Senate debates

Tuesday, 23 September 2014

Bills

National Security Legislation Amendment Bill (No. 1) 2014; Second Reading

12:44 pm

Photo of Scott LudlamScott Ludlam (WA, Australian Greens) Share this | Hansard source

I know not to get my hopes up, but you come in here at least in an optimistic frame of mind. I would like to know how the government proposes that these clauses that it has inserted will be interpreted. A very wide range of submitters, from the Pirate Party, Electronic Frontiers Australia, all the way up to the Law Council have said it is vastly open ended to allow a single warrant for a computer system and to then arbitrarily extend it. Does that mean a premise, an entire building, a university campus, a small town? The internet is a network of networks and I believe the Australian law, particularly on surveillance powers, should recognise that fact.

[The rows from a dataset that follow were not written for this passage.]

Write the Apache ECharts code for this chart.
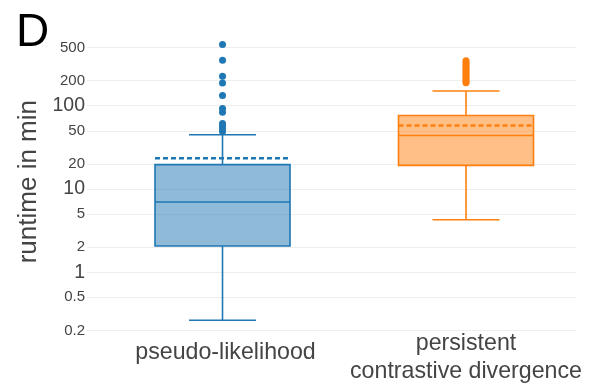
<!DOCTYPE html>
<html>
<head>
<meta charset="utf-8">
<script src="https://cdn.jsdelivr.net/npm/echarts@6/dist/echarts.min.js"></script>
<style>
  html, body { margin: 0; padding: 0; background: #fff; }
  #chart { width: 600px; height: 385px; }
</style>
</head>
<body>
<div id="chart"></div>
<script>
// Runtime distributions of the two training methods (minutes, log scale)
const categories = ['pseudo-likelihood', 'persistent\ncontrastive divergence'];

// [category index, lower whisker, Q1, median, Q3, upper whisker, mean]
const pseudoBox = [0, 0.266, 2.07, 6.97, 19.6, 44.7, 23.4];
const pcdBox    = [1, 4.27, 19.2, 43.9, 76.4, 150, 57.9];

// points beyond the whiskers
const pseudoOutliers = [543, 351, 225, 187, 133, 92.8, 83.7, 61.2, 56.8, 52.7, 49.0];
const pcdOutliers = [347, 330, 312, 296, 281, 266, 252, 240, 228, 216, 205, 195, 188];

const yTicks = [0.2, 0.5, 1, 2, 5, 10, 20, 50, 100, 200, 500];

const BLUE = '#1f77b4';
const ORANGE = '#ff7f0e';

function boxRenderer(color, fill) {
  return function (params, api) {
    const x = api.value(0);
    const lo = api.coord([x, api.value(1)]);
    const q1 = api.coord([x, api.value(2)]);
    const med = api.coord([x, api.value(3)]);
    const q3 = api.coord([x, api.value(4)]);
    const hi = api.coord([x, api.value(5)]);
    const mean = api.coord([x, api.value(6)]);
    const cx = lo[0];
    const half = 67.5, cap = 33.5;
    const line = { stroke: color, lineWidth: 1.6, fill: null };
    return {
      type: 'group',
      children: [
        { type: 'line', shape: { x1: cx, y1: q1[1], x2: cx, y2: lo[1] }, style: line },
        { type: 'line', shape: { x1: cx, y1: q3[1], x2: cx, y2: hi[1] }, style: line },
        { type: 'line', shape: { x1: cx - cap, y1: lo[1], x2: cx + cap, y2: lo[1] }, style: line },
        { type: 'line', shape: { x1: cx - cap, y1: hi[1], x2: cx + cap, y2: hi[1] }, style: line },
        { type: 'rect', shape: { x: cx - half, y: q3[1], width: 2 * half, height: q1[1] - q3[1] },
          style: { fill: fill, stroke: color, lineWidth: 1.6 } },
        { type: 'line', shape: { x1: cx - half, y1: med[1], x2: cx + half, y2: med[1] }, style: line },
        { type: 'line', shape: { x1: cx - half, y1: mean[1], x2: cx + half, y2: mean[1] },
          style: { stroke: color, lineWidth: 2.5, lineDash: [5, 3], fill: null } }
      ]
    };
  };
}

function toPoints(idx, vals) {
  return vals.map(v => [idx, v]);
}

function tickText(v) {
  let best = yTicks[0];
  yTicks.forEach(t => { if (Math.abs(Math.log10(t) - Math.log10(v)) < Math.abs(Math.log10(best) - Math.log10(v))) best = t; });
  const isDecade = Math.abs(Math.log10(best) - Math.round(Math.log10(best))) < 1e-9;
  return isDecade ? '{big|' + best + '}' : '{small|' + best + '}';
}

const chart = echarts.init(document.getElementById('chart'), null, { renderer: 'canvas' });

chart.setOption({
  animation: false,
  backgroundColor: '#fff',
  textStyle: { fontFamily: 'Liberation Sans, Arial, sans-serif' },
  title: {
    text: 'D',
    left: 11,
    top: 5,
    textStyle: { fontSize: 46, fontWeight: 'normal', color: '#000', fontFamily: 'Liberation Sans, Arial, sans-serif' }
  },
  grid: { left: 87, right: 24, top: 22.4, bottom: 44.1 },
  xAxis: {
    type: 'value',
    min: -0.5565,
    max: 1.4517,
    axisLine: { show: false },
    axisTick: { show: false },
    splitLine: { show: false },
    axisLabel: {
      customValues: [0, 1],
      margin: -11,
      color: '#444',
      formatter: function (v) {
        const i = Math.round(v);
        const lines = categories[i].split('\n');
        if (lines.length === 1) return '{one|' + lines[0] + '}';
        return lines.map(s => '{two|' + s + '}').join('\n');
      },
      rich: {
        one: { fontSize: 23.2, lineHeight: 46, color: '#444', fontFamily: 'Liberation Sans, Arial, sans-serif', padding: [0, 0, 0, 6] },
        two: { fontSize: 23.2, lineHeight: 28, color: '#444', fontFamily: 'Liberation Sans, Arial, sans-serif' }
      }
    }
  },
  yAxis: {
    type: 'log',
    logBase: 10,
    min: 0.15,
    max: 1000,
    name: 'runtime in min',
    nameLocation: 'middle',
    nameGap: 37,
    nameTextStyle: { fontSize: 26, color: '#444', fontFamily: 'Liberation Sans, Arial, sans-serif' },
    axisLine: { show: false },
    axisTick: { show: false, customValues: yTicks },
    splitLine: { show: true, lineStyle: { color: '#eeeeee', width: 1 } },
    axisLabel: {
      customValues: yTicks,
      margin: 2,
      color: '#444',
      formatter: tickText,
      rich: {
        big: { fontSize: 19.5, color: '#444', fontFamily: 'Liberation Sans, Arial, sans-serif' },
        small: { fontSize: 15, color: '#444', fontFamily: 'Liberation Sans, Arial, sans-serif' }
      }
    }
  },
  series: [
    {
      type: 'custom',
      renderItem: boxRenderer(BLUE, 'rgba(31,119,180,0.5)'),
      encode: { x: 0, y: [1, 2, 3, 4, 5, 6] },
      data: [pseudoBox],
      z: 2
    },
    {
      type: 'custom',
      renderItem: boxRenderer(ORANGE, 'rgba(255,127,14,0.5)'),
      encode: { x: 0, y: [1, 2, 3, 4, 5, 6] },
      data: [pcdBox],
      z: 2
    },
    {
      type: 'scatter',
      data: toPoints(0, pseudoOutliers),
      symbolSize: 7,
      itemStyle: { color: BLUE, opacity: 1 },
      z: 3
    },
    {
      type: 'scatter',
      data: toPoints(1, pcdOutliers),
      symbolSize: 7,
      itemStyle: { color: ORANGE, opacity: 1 },
      z: 3
    }
  ]
});
</script>
</body>
</html>
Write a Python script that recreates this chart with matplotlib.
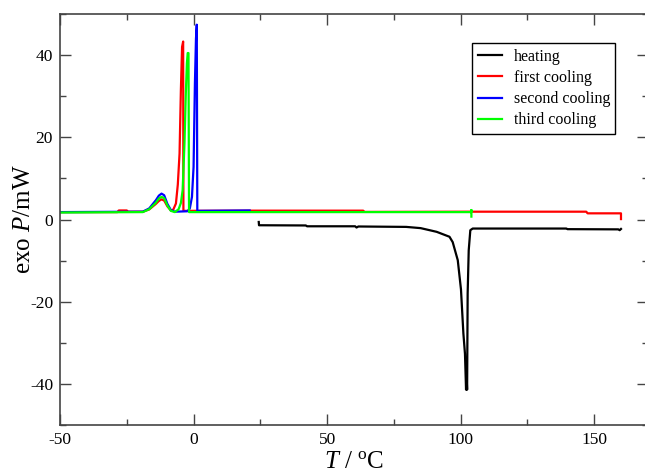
import matplotlib
matplotlib.use("Agg")
import matplotlib.pyplot as plt
from matplotlib.ticker import MultipleLocator

# DSC traces: temperature (°C) and heat flow (mW), exothermic up
heat_T = [24.4, 24.5, 42, 42.5, 60.5, 61, 61.7, 79.6, 85, 91, 95.8, 97, 98.9,
          100.1, 101, 101.6, 102, 102.2, 102.4, 102.6, 103, 103.6, 104.5,
          139.5, 140, 159, 159.5, 160]
heat_P = [-0.6, -1.4, -1.45, -1.65, -1.65, -1.95, -1.7, -1.8, -2.1, -3.0,
          -4.2, -5.5, -9.9, -17, -27.7, -32.7, -41.4, -38, -41.4, -18, -7.5,
          -2.6, -2.2, -2.2, -2.35, -2.4, -2.6, -2.3]

cool1_T = [160, 160, 147.5, 147, 104, 64, 63.5, 21, -3.8, -3.9, -4.3, -4.75,
           -5.25, -5.9, -6.6, -7.6, -8.5, -9.8, -11, -12, -13, -14.1, -16.6,
           -19, -24.5, -25, -28, -28.5, -50]
cool1_P = [0.1, 1.5, 1.5, 1.9, 1.9, 1.85, 2.15, 2.15, 2.1, 43.3, 42, 31.5,
           16, 8.5, 3.9, 2.4, 2.2, 3.2, 4.6, 4.9, 4.5, 3.8, 2.45, 1.9, 1.9,
           2.2, 2.2, 1.8, 1.8]

cool2_T = [21, 1.4, 1.2, 0.9, 0.5, 0.0, -0.6, -1.4, -2.3, -7, -8.5, -9.8,
           -11, -12, -13, -14.1, -16.6, -19, -50]
cool2_P = [2.2, 2.1, 47.4, 44, 33, 12.8, 5.5, 2.7, 2.0, 1.9, 2.3, 3.8, 5.9,
           6.3, 5.8, 4.7, 2.7, 1.9, 1.8]

cool3_T = [104, 104, 104, 103.8, -1.7, -1.9, -2.2, -2.5, -2.9, -3.4, -4.1,
           -4.75, -5.6, -7, -8.5, -9.8, -11, -12, -13, -14.1, -16.6, -19, -50]
cool3_P = [0.7, 2.3, 1.9, 1.8, 1.8, 40.5, 40.5, 38, 30.7, 18.5, 7.1, 4.0,
           2.5, 1.8, 2.1, 3.4, 5.2, 5.5, 5.1, 4.1, 2.5, 1.8, 1.7]

labels = ["heating", "first cooling", "second cooling", "third cooling"]

plt.rcParams['font.family'] = 'Liberation Serif'
plt.rcParams['mathtext.fontset'] = 'custom'
plt.rcParams['mathtext.rm'] = 'Liberation Serif'
plt.rcParams['mathtext.it'] = 'Liberation Serif:italic'
plt.rcParams['axes.unicode_minus'] = False

fig = plt.figure(figsize=(6.45, 4.75), dpi=100)
ax = fig.add_axes([60/645, 50/475, (647.7-60)/645, (425-14)/475])

ax.plot(heat_T, heat_P, color='black', lw=1.6, label=labels[0])
ax.plot(cool1_T, cool1_P, color='#ff0000', lw=1.6, label=labels[1])
ax.plot(cool2_T, cool2_P, color='#0000ff', lw=1.6, label=labels[2])
ax.plot(cool3_T, cool3_P, color='#00ff00', lw=1.6, label=labels[3])

ax.set_xlim(-50, 170)
ax.set_ylim(-50, 50)
ax.xaxis.set_major_locator(MultipleLocator(50))
ax.xaxis.set_minor_locator(MultipleLocator(25))
ax.yaxis.set_major_locator(MultipleLocator(20))
ax.yaxis.set_minor_locator(MultipleLocator(10))
ax.tick_params(which='both', direction='in', top=True, right=True,
               width=1, color='#444444', labelsize=12.5, pad=5)
ax.tick_params(which='major', length=8)
ax.tick_params(which='minor', length=4)
for sp in ax.spines.values():
    sp.set_linewidth(1.2)
    sp.set_color('#444444')

ax.set_xlabel(r'$T$ / $^{\mathrm{o}}$C', fontsize=18, labelpad=2)
ax.set_ylabel(r'exo $P$/mW', fontsize=18, labelpad=-4)

leg = ax.legend(loc='upper left', bbox_to_anchor=(472/645, 1-43/475),
                bbox_transform=fig.transFigure, borderaxespad=0,
                fontsize=11.5, fancybox=False, framealpha=1,
                edgecolor='black', handlelength=1.55, handletextpad=0.7,
                labelspacing=0.33, borderpad=0.35)
leg.get_frame().set_linewidth(1)

fig.savefig('out.png', dpi=100)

The second issue which, again, has exercised the minds of nearly everyone who made a submission in the brief time that the PJCIS was given to evaluate this bill, concerns the idea that national security reporting becomes criminalised, sharing material on Facebook becomes criminalised, explicitly in black-letter law in this bill and I am appalled that the Attorney-General, who falls over himself in interviews to say he would be the last one to arbitrarily sign off on the coercive powers of the state—I believe he considers himself a true Liberal in the original sense of the word—would allow the criminalisation of reporting of this material.

So we have serious concerns and, again, Senator Fifield, for your benefit, when we come to the committee stage I would be very interested to know how the Australian government can justify clauses that criminalise reporting or authorised disclosure of some of these matters. We have seen from experience overseas, principally in the United States, that national security whistleblowing and the protection of public interest whistleblowing—and I am not talking about espionage—is an essential component of keeping some of these agencies honest.

I want to conclude with some thoughts, again, on community safety as opposed to the government's frame of national security, which always seems to imply increasing militarisation and coercive powers of the state. If we are serious about keeping people safe—about deradicalisation and prevention rather than cleaning up horrific messes after they have occurred—understanding that is partly the mandate of the policing and intelligence agencies is, by definition, pre-emptive. If you are cleaning up after a mess, I understand that is considered a failure and it is not something that anybody wants to see on their watch, whatever their politics.

The other way, apart from raising and increasing coercive surveillance powers, of preventing these attacks in the first place—apart from taking a long, hard look at well over a decade of Australian foreign policy—is to keep our own house in order. Anybody who watched Q&A last night would have seen the presentation by Dr Anne Aly. She spoke briefly of the People Against Violent Extremism organisation she is a part of, and some of the community and family deradicalisation work she has been engaged in. She does this on the proverbial smell of an oily rag; it is not a great proportion of the resources—of the tens and ultimately hundreds of millions of dollars—that are being hurled by this government toward national security objectives, which I understand. What about community safety? What about prevention where it really matters?

These initiatives were discussed at a symposium in Perth in 2013 on countering violent extremism. The Australian government does not have to look very far because some of it was funded by the former government and some of the funding—a trickle—still remains. We have had, at a pilot scale, excellent initiatives built on work done in Germany and other parts of the world, because Australia is obviously not alone in confronting these issues. Just to give you one metric: $13.4 million is dedicated to preventing young Australians from being caught up in these violent networks which operate almost as violent crime networks. That is 0.5 per cent, roughly, of the government's counter-terrorism package.

This has an important place in community safety. Deradicalisation and prevention in the first place—which I understand everybody in here is interested in—need resourcing. I know it is not as dramatic, and it might not get you on the front page of the Daily Telegraph tomorrow, but it is an essential part of preventing the further spread of violence. Cutting $11 million from the Building Multicultural Communities Program is really dumb. Cutting the Independent National Security Legislation Monitor is unforgivable. They are cutting humanitarian foreign aid and our humanitarian refugee intake. They zeroed, earlier this year, our foreign aid contribution to Iraq, which we helped demolish. These are decisions that come back to bite us. These are things that matter. People notice.